Asheville H3

Hash Trash from Trail #13 Red Dress Run

$281 was raised for the Susan G. Koman Breast Cancer Foundation!!! (receipt posted later)

So who was there?

NN Julie     R2 Do Me    KH    NN Michelle     Mount Hee    NN Dabney     NN Michael     NN Audra     NN Laune     NN Michelle     NN Liz     NN Susannah

NN Douglas     NN Jenn     NN Ed     Needle Thruster    NN Jillian    Grandpa Yank My Dick    Side Show Jesus    NN Diana    NN Riele    NN Anna     NN Jennifer

NN Ellen    NN James    NN Sethro    NN Dan    Top Cum    Wet Suits Me    Taint     NN April    NN Jerud    NN Josh    One Size Fits Most    NN Erica    NN Nicole

NN Jeremiah    NN Mizhelle    NN Tom    NN Jensen    Dr. Doolittle    Beer Pimp    NN Michael    NN Renee    NN Jan    NN Sara     NN Igor     NN John

Jack the Ripper (Hare)   OB3 (Hare)  and a name or two that were not legible (Wanker #1 and #2)

    Links to Articles, Pictures and Videos from the event --->  Video #1  Article #1  Picture Album #1   Picture Album #2

AVL H3 Trail #13 Hash Trash  (by Mount Hee)

On Saturday, February 7th, 2009, over 50 idiots hashers met up for our first anal Red Dress Run. Naturally we met up at 2:00pm because we are raging alcoholics like to get an early start on the day. We all admired each other's hideous extremely stylish attire, chatted, and consumed various beverages before we were directed to get the hell out congregate outside. We were given a chalk talk (not that anyone could see anything because there were so many people), before someone yelled “on-on.”

The trail took us through a number of back alleys and around several blocks, before ending up almost directly across the street from where we had started (tricky bastards). While the bar tenders panicked from their patronage suddenly increasing 700%, hashers rushed the bar, waving money and demanding cheap beer. Stragglers and slack asses late comers also continued to wonder in. Much beer was consumed.

At some point the hares disappeared again and at some point after that, someone yelled On-on. We all blindly followed directions and started running up the sidewalk, now littered with tourists, not sure what the hell was going on. The trail continued to wonder aimlessly, including a route directly in front of the sheriff's office, until finally bringing us to another bar. Even more alcohol was consumed. One of the hares was kind enough to lead us all in a colorful rendition of Alouette, while one of the virgin harriets served as a visual aid.
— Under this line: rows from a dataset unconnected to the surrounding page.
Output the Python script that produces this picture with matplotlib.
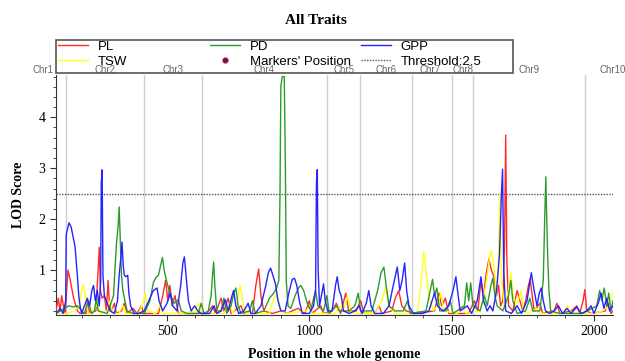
import numpy as np
import matplotlib
matplotlib.use("Agg")
import matplotlib.pyplot as plt
from matplotlib.lines import Line2D
from matplotlib.patches import Rectangle
from matplotlib.ticker import MultipleLocator
import matplotlib.transforms as mtransforms

# LOD profiles (position, LOD)
pl_pos = [110, 118, 124, 130, 136, 142, 152, 160, 172, 185, 195, 215, 222, 228, 250, 258, 262, 266, 272, 280,
          287, 293, 298, 305, 315, 322, 340, 350, 360, 380, 395, 410, 418, 470, 485, 495, 503, 510, 518, 528,
          540, 570, 640, 660, 670, 690, 700, 715, 725, 760, 770, 800, 812, 822, 830, 840, 870, 900, 920, 960,
          985, 1000, 1010, 1040, 1050, 1080, 1095, 1110, 1128, 1138, 1165, 1180, 1192, 1230, 1245, 1255, 1290,
          1302, 1314, 1325, 1340, 1370, 1440, 1455, 1465, 1478, 1490, 1560, 1580, 1592, 1603, 1612, 1622, 1631,
          1640, 1650, 1658, 1665, 1672, 1680, 1686, 1690, 1694, 1700, 1715, 1730, 1740, 1750, 1760, 1770, 1776,
          1783, 1790, 1810, 1820, 1860, 1870, 1880, 1920, 1940, 1950, 1962, 1968, 1975, 1990, 2040, 2050, 2060, 2067]
pl_lod = [0.2, 0.45, 0.2, 0.5, 0.3, 0.15, 1.0, 0.8, 0.45, 0.2, 0.15, 0.15, 0.4, 0.15, 0.2, 1.0, 1.45, 0.6, 0.45, 0.5,
          0.2, 0.8, 0.3, 0.2, 0.35, 0.15, 0.2, 0.35, 0.15, 0.25, 0.15, 0.3, 0.15, 0.15, 0.5, 0.8, 0.4, 0.7, 0.3, 0.5,
          0.15, 0.15, 0.15, 0.3, 0.15, 0.45, 0.2, 0.45, 0.15, 0.3, 0.15, 0.15, 0.7, 1.02, 0.5, 0.2, 0.15, 0.2, 0.15, 0.25,
          0.15, 0.4, 0.15, 0.3, 0.15, 0.2, 0.35, 0.15, 0.55, 0.2, 0.2, 0.4, 0.15, 0.15, 0.3, 0.15, 0.2,
          0.45, 0.6, 0.3, 0.2, 0.15, 0.2, 0.55, 0.3, 0.45, 0.15, 0.15, 0.4, 0.2, 0.8, 0.5, 0.95, 1.22,
          1.0, 0.85, 0.5, 0.7, 0.3, 0.4, 1.5, 3.65, 1.2, 0.3, 0.2, 0.6, 0.4, 0.2, 0.4, 0.7, 0.83,
          0.5, 0.2, 0.35, 0.15, 0.2, 0.35, 0.15, 0.2, 0.3, 0.15, 0.4, 0.62, 0.2, 0.15, 0.2, 0.35, 0.15, 0.2]

tsw_pos = [110, 150, 175, 190, 200, 206, 212, 222, 240, 255, 265, 290, 300, 310, 330, 345, 355, 400, 415, 424,
           432, 460, 475, 485, 560, 590, 600, 605, 612, 620, 700, 720, 730, 745, 752, 758, 765, 775, 860, 870,
           880, 890, 900, 915, 990, 1000, 1010, 1090, 1110, 1120, 1134, 1145, 1160, 1230, 1255, 1268, 1280, 1300,
           1380, 1392, 1402, 1410, 1420, 1435, 1450, 1462, 1472, 1520, 1540, 1550, 1600, 1620, 1632, 1640, 1650,
           1658, 1664, 1670, 1675, 1685, 1700, 1708, 1716, 1730, 1743, 1752, 1770, 1800, 1810, 1890, 1908, 1920,
           2000, 2030, 2055, 2066]
tsw_lod = [0.15, 0.15, 0.2, 0.3, 0.6, 0.72, 0.5, 0.15, 0.15, 0.35, 0.15, 0.2, 0.4, 0.15, 0.15, 0.3, 0.15, 0.15, 0.35, 0.55,
           0.2, 0.15, 0.3, 0.15, 0.15, 0.2, 0.15, 0.3, 0.35, 0.15, 0.15, 0.35, 0.15, 0.3, 0.6, 0.7, 0.4, 0.15, 0.15, 0.35,
           0.5, 0.45, 0.2, 0.15, 0.2, 0.3, 0.15, 0.15, 0.3, 0.2, 0.5, 0.2, 0.15, 0.15, 0.4, 0.67, 0.3, 0.15,
           0.15, 0.7, 1.36, 1.0, 0.5, 0.2, 0.3, 0.55, 0.2, 0.15, 0.3, 0.15, 0.2, 0.7, 1.2, 1.39, 1.0,
           0.5, 1.2, 2.5, 0.8, 0.3, 0.6, 0.95, 0.5, 0.3, 0.6, 0.2, 0.15, 0.25, 0.15, 0.15, 0.3, 0.15,
           0.15, 0.2, 0.3, 0.55]

pd_pos = [110, 125, 140, 155, 170, 185, 200, 210, 220, 228, 235, 245, 252, 258, 290, 300, 312, 322, 328, 332,
          336, 340, 345, 352, 360, 380, 420, 440, 452, 460, 470, 478, 484, 490, 498, 510, 525, 540, 550, 570,
          610, 620, 630, 645, 655, 660, 664, 668, 675, 690, 700, 710, 725, 735, 742, 750, 760, 790, 800, 810,
          840, 860, 875, 885, 893, 897, 900, 905, 912, 916, 919, 925, 935, 950, 962, 970, 980, 993, 1005, 1015,
          1022, 1030, 1050, 1062, 1070, 1095, 1105, 1140, 1160, 1172, 1180, 1220, 1240, 1252, 1262, 1270, 1280,
          1300, 1330, 1345, 1355, 1410, 1425, 1433, 1440, 1448, 1458, 1480, 1495, 1505, 1545, 1553, 1560, 1567,
          1575, 1600, 1615, 1625, 1638, 1645, 1652, 1660, 1680, 1700, 1708, 1715, 1730, 1760, 1775, 1785, 1810,
          1822, 1827, 1831, 1835, 1838, 1842, 1848, 1880, 1960, 2010, 2020, 2028, 2036, 2045, 2052, 2060, 2067]
pd_lod = [0.15, 0.2, 0.25, 0.3, 0.28, 0.3, 0.2, 0.15, 0.35, 0.3, 0.15, 0.2, 0.45, 0.2, 0.15, 0.3, 0.5, 1.5, 1.85, 2.24,
          1.6, 0.9, 0.6, 0.4, 0.2, 0.15, 0.15, 0.4, 0.75, 0.85, 0.9, 1.1, 1.25, 1.0, 0.8, 0.55, 0.35, 0.42, 0.2, 0.15,
          0.15, 0.35, 0.15, 0.2, 0.5, 0.9, 1.16, 0.7, 0.2, 0.2, 0.45, 0.15, 0.3, 0.55, 0.65, 0.3, 0.15, 0.2, 0.4, 0.15,
          0.2, 0.45, 0.55, 0.65, 0.8, 2.5, 4.6, 4.8, 4.8, 3.0, 0.8, 0.3, 0.25, 0.5, 0.65, 0.7, 0.6, 0.35, 0.2, 0.45,
          0.6, 0.3, 0.2, 0.5, 0.15, 0.3, 0.2, 0.2, 0.3, 0.55, 0.2, 0.2, 0.6, 0.95, 1.06, 0.7, 0.3,
          0.2, 0.2, 0.4, 0.15, 0.2, 0.6, 0.82, 0.5, 0.65, 0.2, 0.2, 0.4, 0.15, 0.3, 0.75, 0.4, 0.75,
          0.3, 0.2, 0.5, 0.3, 0.7, 0.85, 0.5, 0.3, 0.2, 0.5, 0.8, 0.4, 0.15, 0.2, 0.45, 0.2, 0.2,
          0.8, 2.0, 2.83, 1.8, 1.2, 0.6, 0.2, 0.15, 0.15, 0.3, 0.6, 0.4, 0.65, 0.3, 0.55, 0.2, 0.4]

gpp_pos = [110, 125, 135, 144, 146, 150, 156, 163, 170, 177, 185, 190, 195, 200, 210, 220, 228, 236, 242, 248,
           255, 262, 267, 269, 272, 275, 280, 290, 300, 315, 326, 332, 338, 342, 346, 350, 356, 362, 366, 372,
           385, 400, 420, 440, 452, 465, 472, 485, 500, 512, 520, 535, 548, 556, 561, 567, 575, 585, 597, 608,
           620, 650, 665, 675, 690, 705, 715, 726, 734, 742, 752, 770, 785, 795, 810, 830, 846, 856, 864, 872,
           881, 890, 900, 915, 930, 940, 948, 956, 965, 975, 1000, 1015, 1022, 1025, 1028, 1031, 1036, 1044, 1050,
           1056, 1065, 1080, 1092, 1098, 1105, 1112, 1120, 1140, 1160, 1175, 1185, 1200, 1209, 1217, 1230, 1260,
           1280, 1295, 1309, 1318, 1326, 1335, 1342, 1350, 1365, 1400, 1420, 1440, 1450, 1470, 1490, 1505, 1515,
           1523, 1530, 1555, 1570, 1590, 1603, 1612, 1625, 1635, 1645, 1658, 1668, 1675, 1679, 1683, 1690, 1710,
           1730, 1745, 1765, 1780, 1790, 1800, 1808, 1815, 1822, 1830, 1845, 1860, 1875, 1890, 1905, 1920, 1940,
           1955, 1975, 1990, 2000, 2015, 2025, 2035, 2045, 2055, 2067]
gpp_lod = [0.15, 0.25, 0.15, 0.4, 1.7, 1.8, 1.93, 1.85, 1.65, 1.46, 0.9, 0.5, 0.28, 0.15, 0.3, 0.45, 0.3, 0.6, 0.7, 0.4,
           0.6, 0.3, 0.8, 2.7, 2.97, 0.9, 0.5, 0.35, 0.2, 0.15, 0.4, 0.9, 1.26, 1.55, 1.1, 0.9, 0.87, 0.9, 0.55, 0.3,
           0.15, 0.15, 0.2, 0.45, 0.6, 0.65, 0.4, 0.2, 0.35, 0.55, 0.3, 0.2, 0.7, 1.15, 1.26, 0.9, 0.4, 0.2, 0.3, 0.2,
           0.15, 0.15, 0.3, 0.15, 0.2, 0.42, 0.2, 0.45, 0.6, 0.3, 0.15, 0.2, 0.35, 0.15, 0.15, 0.3, 0.67, 0.95, 1.04, 0.9,
           0.73, 0.4, 0.2, 0.2, 0.6, 0.82, 0.84, 0.7, 0.4, 0.15, 0.15, 0.3, 0.6, 2.7, 2.97, 1.0, 0.3, 0.55, 0.73,
           0.4, 0.2, 0.2, 0.7, 0.87, 0.6, 0.5, 0.2, 0.15, 0.2, 0.3, 0.15, 0.35, 0.6, 0.3, 0.15, 0.15,
           0.3, 0.7, 1.06, 0.6, 0.8, 1.14, 0.6, 0.3, 0.15, 0.15, 0.2, 0.55, 0.3, 0.2, 0.3, 0.6, 0.87,
           0.5, 0.2, 0.3, 0.15, 0.4, 0.87, 0.4, 0.2, 0.3, 0.2, 0.6, 1.3, 2.5, 2.98, 1.0, 0.2, 0.15,
           0.3, 0.15, 0.4, 0.95, 0.6, 0.3, 0.55, 0.65, 0.4, 0.2, 0.15, 0.2, 0.3, 0.15, 0.25, 0.15, 0.28,
           0.15, 0.2, 0.3, 0.15, 0.35, 0.55, 0.25, 0.45, 0.2, 0.3]

chr_bounds = [146, 420, 624, 1063, 1177, 1362, 1500, 1574, 1968]
chr_names = ["Chr1", "Chr2", "Chr3", "Chr4", "Chr5", "Chr6", "Chr7", "Chr8", "Chr9", "Chr10"]
chr_label_pos = [65, 283, 522, 840, 1121, 1268, 1423, 1539, 1771, 2066]
threshold = 2.5

serif = "Liberation Serif"
sans = "Liberation Sans"
c_pl, c_tsw, c_pd, c_gpp = "#ff2a2a", "#ffff1a", "#2e9a2e", "#2424ff"

W, H = 625, 361
fig = plt.figure(figsize=(W/100, H/100), dpi=100)
ax = fig.add_axes([56/W, 1-315/H, (613-56)/W, (315-75)/H])

for b in chr_bounds:
    ax.axvline(b, color="#cfcfcf", lw=1, zorder=1)

ax.plot(pl_pos, pl_lod, color=c_pl, lw=1, zorder=3)
ax.plot(tsw_pos, tsw_lod, color=c_tsw, lw=1, zorder=3)
ax.plot(pd_pos, pd_lod, color=c_pd, lw=1, zorder=3)
ax.plot(gpp_pos, gpp_lod, color=c_gpp, lw=1, zorder=4)
ax.axhline(threshold, color="#555555", lw=1, ls=(0, (1, 1)), zorder=2)

ax.set_xlim(110, 2067)
ax.set_ylim(0.12, 4.83)
ax.xaxis.set_major_locator(MultipleLocator(500))
ax.xaxis.set_minor_locator(MultipleLocator(100))
ax.yaxis.set_major_locator(MultipleLocator(1))
ax.yaxis.set_minor_locator(MultipleLocator(0.2))
ax.tick_params(which="major", length=4, width=0.8, labelsize=10, color="#333333")
ax.tick_params(which="minor", length=2, width=0.6, color="#333333")
for lab in ax.get_xticklabels() + ax.get_yticklabels():
    lab.set_fontfamily(serif)
for s in ["top", "right"]:
    ax.spines[s].set_visible(False)
for s in ["left", "bottom"]:
    ax.spines[s].set_color("#333333")
    ax.spines[s].set_linewidth(0.8)

ax.set_xlabel("Position in the whole genome", fontfamily=serif, fontweight="bold", fontsize=10, labelpad=7)
ax.set_ylabel("LOD Score", fontfamily=serif, fontweight="bold", fontsize=10, labelpad=10)
fig.text(0.505, 1-20/H, "All Traits", ha="center", va="center",
         fontfamily=serif, fontweight="bold", fontsize=11)

trans = mtransforms.blended_transform_factory(ax.transData, ax.transAxes)
for name, p in zip(chr_names, chr_label_pos):
    ax.text(p, 1.02, name, transform=trans, ha="center", va="center",
            fontfamily=sans, fontsize=7, color="#666666", clip_on=False)

# legend: one box, three columns of two entries
fig.add_artist(Rectangle((56/W, 1-73/H), (513-56)/W, 33/H, transform=fig.transFigure,
                         fill=False, edgecolor="#555555", lw=1.2, zorder=10))
columns = [
    ([Line2D([], [], color=c_pl, lw=1), Line2D([], [], color=c_tsw, lw=1)], ["PL", "TSW"], 58),
    ([Line2D([], [], color=c_pd, lw=1),
      Line2D([], [], ls="none", marker="o", markersize=3.5, markerfacecolor="#3a1a7a", markeredgecolor="#c0103a")],
     ["PD", "Markers' Position"], 210),
    ([Line2D([], [], color=c_gpp, lw=1), Line2D([], [], color="#555555", lw=1, ls=(0, (1, 1)))],
     ["GPP", "Threshold:2.5"], 361),
]
for hs, ls, xpx in columns:
    lg = fig.legend(hs, ls, loc="upper left", bbox_to_anchor=(xpx/W, 1-40.5/H),
                    prop={"family": sans, "size": 9.5}, frameon=False,
                    borderpad=0.0, labelspacing=0.22, handlelength=2.3,
                    handletextpad=0.7, borderaxespad=0)
    lg.set_zorder(10)

fig.savefig("out.png", dpi=100)
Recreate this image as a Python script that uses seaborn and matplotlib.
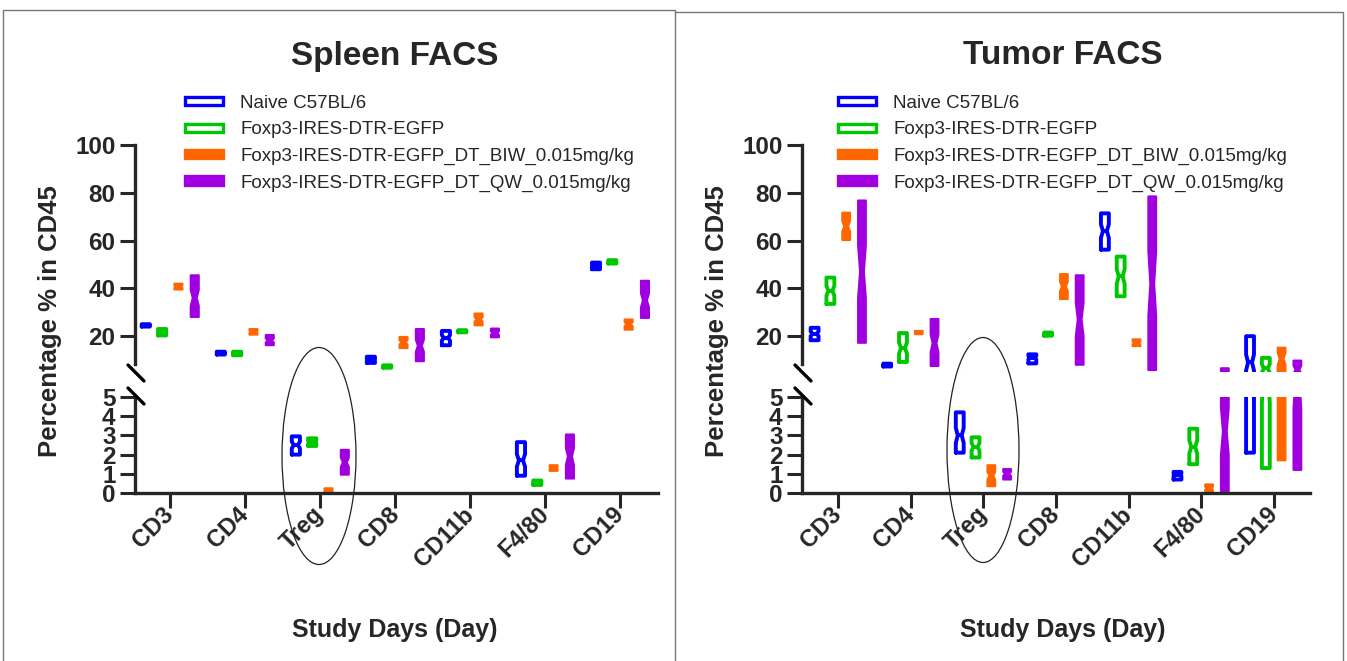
import matplotlib
matplotlib.use("Agg")
import matplotlib.pyplot as plt
from matplotlib.patches import Ellipse, Patch
from matplotlib.lines import Line2D
import seaborn as sns
import pandas as pd

categories = ["CD3", "CD4", "Treg", "CD8", "CD11b", "F4/80", "CD19"]
groups = ["Naive C57BL/6", "Foxp3-IRES-DTR-EGFP",
          "Foxp3-IRES-DTR-EGFP_DT_BIW_0.015mg/kg",
          "Foxp3-IRES-DTR-EGFP_DT_QW_0.015mg/kg"]
colors = ["#0000ff", "#00c800", "#ff6600", "#a000e0"]
filled = [False, False, True, True]

# (min, median, max) for each category
spleen_naive = [(24.0, 24.6, 25.0), (12.3, 12.9, 13.5), (2.0, 2.5, 2.95), (8.8, 10.0, 11.4),
                (16.2, 19.3, 22.2), (0.9, 1.7, 2.65), (48.0, 49.5, 50.8)]
spleen_foxp3 = [(20.3, 21.6, 23.0), (12.0, 12.8, 13.5), (2.45, 2.65, 2.85), (6.8, 7.3, 7.8),
                (21.6, 22.0, 22.5), (0.42, 0.55, 0.65), (50.4, 51.0, 51.8)]
spleen_biw = [(39.5, 40.8, 42.0), (20.6, 21.8, 23.0), (0.05, 0.15, 0.25), (15.0, 17.4, 19.7),
              (24.5, 27.0, 29.5), (1.15, 1.3, 1.45), (22.7, 25.0, 27.0)]
spleen_qw = [(28.0, 36.0, 45.5), (16.2, 18.2, 20.5), (0.95, 1.6, 2.25), (9.5, 16.0, 23.0),
             (19.5, 21.3, 23.2), (0.75, 1.9, 3.05), (27.6, 35.0, 43.2)]

tumor_naive = [(18.3, 21.0, 23.5), (7.3, 7.9, 8.5), (2.1, 3.0, 4.2), (8.6, 11.0, 12.4),
               (56.2, 64.0, 71.4), (0.7, 0.95, 1.1), (2.1, 9.0, 20.0)]
tumor_foxp3 = [(33.5, 39.0, 44.5), (9.2, 15.0, 21.3), (1.85, 2.4, 2.9), (20.2, 20.9, 21.5),
               (36.7, 45.0, 53.3), (1.5, 2.4, 3.35), (1.3, 6.5, 10.9)]
tumor_biw = [(60.2, 66.0, 71.7), (20.8, 21.5, 22.2), (0.35, 0.9, 1.45), (35.5, 40.8, 46.0),
             (15.8, 17.2, 18.7), (0.05, 0.25, 0.45), (1.7, 10.5, 15.2)]
tumor_qw = [(17.2, 47.0, 76.8), (7.5, 17.0, 27.2), (0.7, 1.0, 1.25), (8.0, 27.0, 45.5),
            (5.8, 42.0, 78.5), (0.05, 3.2, 6.6), (1.2, 6.0, 9.8)]

REP = 35  # copies of min/max so the box spans min..max with a notch at the median


def to_long(series_list):
    rows = []
    for g, series in zip(groups, series_list):
        for cat, (lo, med, hi) in zip(categories, series):
            for v in [lo] * REP + [med] + [hi] * REP:
                rows.append({"cell": cat, "group": g, "value": v})
    return pd.DataFrame(rows)


spleen_df = to_long([spleen_naive, spleen_foxp3, spleen_biw, spleen_qw])
tumor_df = to_long([tumor_naive, tumor_foxp3, tumor_biw, tumor_qw])

sns.set_style("ticks")
plt.rcParams["font.family"] = ["Liberation Sans", "DejaVu Sans"]
plt.rcParams["font.weight"] = "bold"
plt.rcParams["axes.linewidth"] = 2.4

W, H = 1347, 661
fig = plt.figure(figsize=(W / 100, H / 100), dpi=100)
palette = dict(zip(groups, colors))


def fx(px):
    return px / W


def fy(py):
    return 1 - py / H


def draw_panel(df, x0, x1, xlo, title, title_x, ylab_x, leg_x, ellipse):
    top = fig.add_axes([fx(x0), fy(372), fx(x1 - x0), (372 - 145) / H])
    bot = fig.add_axes([fx(x0), fy(493), fx(x1 - x0), (493 - 397) / H])
    for ax in (top, bot):
        for g, c, f in zip(groups, colors, filled):
            join = {"joinstyle": "round"} if f else {"solid_joinstyle": "round"}
            sns.boxplot(data=df[df["group"] == g], x="cell", y="value", hue="group",
                        order=categories, hue_order=groups, palette=palette,
                        dodge=True, width=0.87, gap=0.5, fill=f, linecolor=c,
                        linewidth=1.4 if f else 2.8, saturation=1, notch=True,
                        showcaps=False, legend=False, ax=ax, boxprops=join)
        ax.set_xlim(xlo, 6.5)
        ax.set_xlabel("")
        ax.set_ylabel("")
        ax.set_facecolor("none")
        sns.despine(ax=ax)
        ax.tick_params(axis="y", length=11, width=2.2, pad=3, labelsize=17.5)

    top.set_ylim(5, 100)
    top.set_yticks([20, 40, 60, 80, 100])
    top.spines["bottom"].set_visible(False)
    top.spines["left"].set_bounds(8.5, 100)
    top.tick_params(axis="x", bottom=False, labelbottom=False)

    bot.set_ylim(0, 5)
    bot.set_yticks(range(6))
    bot.tick_params(axis="x", length=11, width=2.2, pad=2, labelsize=17)
    for lbl in bot.get_xticklabels():
        lbl.set_rotation(45)
        lbl.set_ha("right")
        lbl.set_va("center")
        lbl.set_rotation_mode("anchor")

    # axis break marks
    for cy in (373, 396):
        fig.add_artist(Line2D([fx(x0 - 7), fx(x0 + 9)], [fy(cy - 8), fy(cy + 8)],
                              color="black", lw=2.4))

    fig.text(fx(title_x), fy(56), title, ha="center", va="center", fontsize=24)
    fig.text(fx(ylab_x), fy(321), "Percentage % in CD45", rotation=90,
             ha="center", va="center", fontsize=18.5)
    fig.text(fx(title_x), fy(630), "Study Days (Day)", ha="center", va="center", fontsize=18)

    handles = [Patch(facecolor=c if f else "white", edgecolor=c, lw=2.4)
               for c, f in zip(colors, filled)]
    fig.legend(handles, groups, loc="upper left",
               bbox_to_anchor=(fx(leg_x), fy(95)), bbox_transform=fig.transFigure,
               frameon=False, borderpad=0, borderaxespad=0,
               handlelength=2.0, handleheight=0.3, handletextpad=0.95,
               labelspacing=0.5, prop={"size": 13.5, "weight": "normal"})

    ex, ey, ew, eh = ellipse
    fig.add_artist(Ellipse((fx(ex), fy(ey)), ew / W, eh / H, transform=fig.transFigure,
                           fill=False, ec="#222222", lw=0.9))


draw_panel(spleen_df, 135, 658, -0.47, "Spleen FACS", 395, 50, 185, (319, 456, 74, 217))
draw_panel(tumor_df, 802, 1310, -0.5, "Tumor FACS", 1063, 717, 838, (983, 450, 72, 225))

# panel frames
frame = dict(color="#777777", lw=1.0, transform=fig.transFigure)
fig.add_artist(Line2D([fx(3), fx(3), fx(675), fx(675)], [0, fy(10), fy(10), 0], **frame))
fig.add_artist(Line2D([fx(675), fx(1343), fx(1343)], [fy(12), fy(12), 0], **frame))

fig.savefig("out.png", dpi=100)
At some point the hares left the bar, and at some point after that, so did everyone else. We continued to confuse the hell out of tourists as we stumbled around Asheville, wearing disturbing interesting attire, running for no apparent reason, and yelling nonsensically. Naturally the hares did a shitty job of laying the trail, and everyone got lost. Fortunately we stumbled upon some sort of film shoot and were given the opportunity to document our stupidity charity event (and possibly eliminate any chances of future employment). Eventually we got everyone to the correct bar, where many people purchased 24oz PBRs. Actually, about half the beer was purchased by Beer Pimp, I guess because he is such a swanky bastard (no complaints were filed with the hash management).

At some point, something happened, and somehow we all ended up outside running (things start to get a little fuzzy at this point). The hares were to damn lazy to lay a good trail, so we ended up following the arrows across the street to another bar. More beer was consumed, stuff happened, who cares, yada, yada, yada.

Eventually we wound up at the On-In, where we continued to consume mass quantities of alcohol. After everyone got their beers, we assembled 50+ people into a configuration remotely resembling a circle. The hares were publicly humiliated for laying such a shitty trail, sins were accounted for, and beer was consumed appropriately. All this occurred, accompanied by the sound of pint glasses periodically shattering against the concrete floor (giving hashers anything breakable is generally a bad idea). There was a contest to determine the best dressed hasher. Naturally the dog with the superman cape won, (which should probably say something about the state of everyone else's dress) and was awarded the prize, which consisted of chocolates and hard liquor. The prize was unabashedly stolen from the dog and consumed in a matter of minutes by the other hashers (cold hearted bastards!). Those who received badges were directed to unfold them, revealing their punishments. Underwear was shown, tits were checked (and shaken), and several people were forced to make-out. The circle ended with a horrendous melodious rendition of Swing Low Sweet Chariot.